Trois points, en particulier, posent problème. L’état de l’armée allemande, d’abord. L’accord de coalition promet certes de « renforcer la Bundeswehr ». Mais l’augmentation budgétaire prévue (de 38,75 milliards d’euros en 2018 à 42,65 milliards en 2021) est limitée.

« La vraie politique de défense allemande reste l’OTAN », selon Barbara Kunz, de l’Institut français des relations internationales

Si la trajectoire est respectée, le budget allemand de la défense représenterait 1,5 % du produit intérieur brut (PIB) du pays en 2021, contre 1,2 % aujourd’hui, loin de l’objectif de 2 % fixé par l’OTAN à ses membres d’ici à 2024. Or s’il est entendu que celui-ci ne peut être atteint dans un si bref délai, le fait qu’il ne soit pas rappelé explicitement – une exigence du SPD qui avait contesté le bien-fondé de cet objectif des 2 % pendant la campagne des législatives – jette un doute sur la volonté du prochain gouvernement allemand d’investir en faveur d’une Bundeswehr dans un état déplorable, dont aucun des six sous-marins n’est opérationnel et dont seuls 105 chars sur 244 sont utilisables…

En outre, le contrat de coalition ne permet pas de savoir à quoi ressemblera la future armée allemande. « On attend depuis des mois le plan de la Bundeswehr.

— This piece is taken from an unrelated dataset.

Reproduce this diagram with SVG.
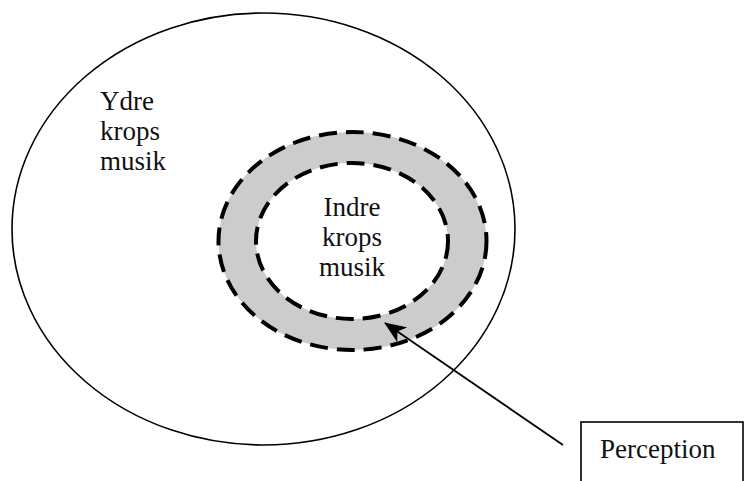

Or celui-ci s’annonce comme un document à 110 % otanien, marquant un net retour à l’idée de défense territoriale. La vraie politique de défense allemande reste l’OTAN », analyse Mme Kunz.

Gommer tout accent martial

Dans cette optique, une vraie divergence de fond demeure avec la France. « Là où Macron souhaite une initiative européenne d’intervention autour d’un noyau dur de quelques Etats, l’Allemagne préfère rester dans le cadre de la coopération structurée permanente pour augmenter les capacités militaires de l’Union européenne [UE]. Dans ce domaine, le fossé entre Paris et Berlin s’est creusé plus qu’il ne s’est comblé ces derniers mois », observe M. Mölling.

La place importante accordée par Mme von der Leyen à l’aide au développement, vendredi, semblait clairement l’indiquer. Sans doute fallait-il y voir un message de politique intérieure.

A la veille du vote des adhérents du SPD sur le « contrat de coalition », prévu du 20 février au 2 mars, la ministre de la défense, membre de la CDU, sait qu’elle n’a intérêt à gommer tout accent martial dans son discours, afin de ne pas hérisser la fibre pacifiste des sociaux-démocrates. Il n’empêche. « Dans le cadre de l’Europe de la défense, l’Allemagne va continuer à mettre l’accent sur le civil et l’éternel débat entre opérations militaires et aide au développement perdurera », prédit déjà Mme Kunz.

Reste les exportations d’armements. Dans ce domaine, la volonté affichée de Berlin d’être encore plus stricte pourrait mettre en question les projets qu’ont en commun l’Allemagne et la France sur les chars et les avions de combat. « Si on veut construire un char de combat ensemble mais qu’on ne peut pas l’exporter, c’est un problème », résume Mme Kunz.

Sur ce plan, l’accord entre le SPD et la CDU-CSU « ne règle absolument pas le problème », abonde M. Mölling. Une façon de souligner que, dans le domaine de la défense comme dans d’autres, tel l’avenir de la zone euro, le « nouvel élan pour l’Europe » qui a été choisi comme titre au programme de la future « grande coalition » qu’entend conduire la chancelière Angela Merkel, risque de rapidement se heurter au mur d’une réalité beaucoup moins lyrique.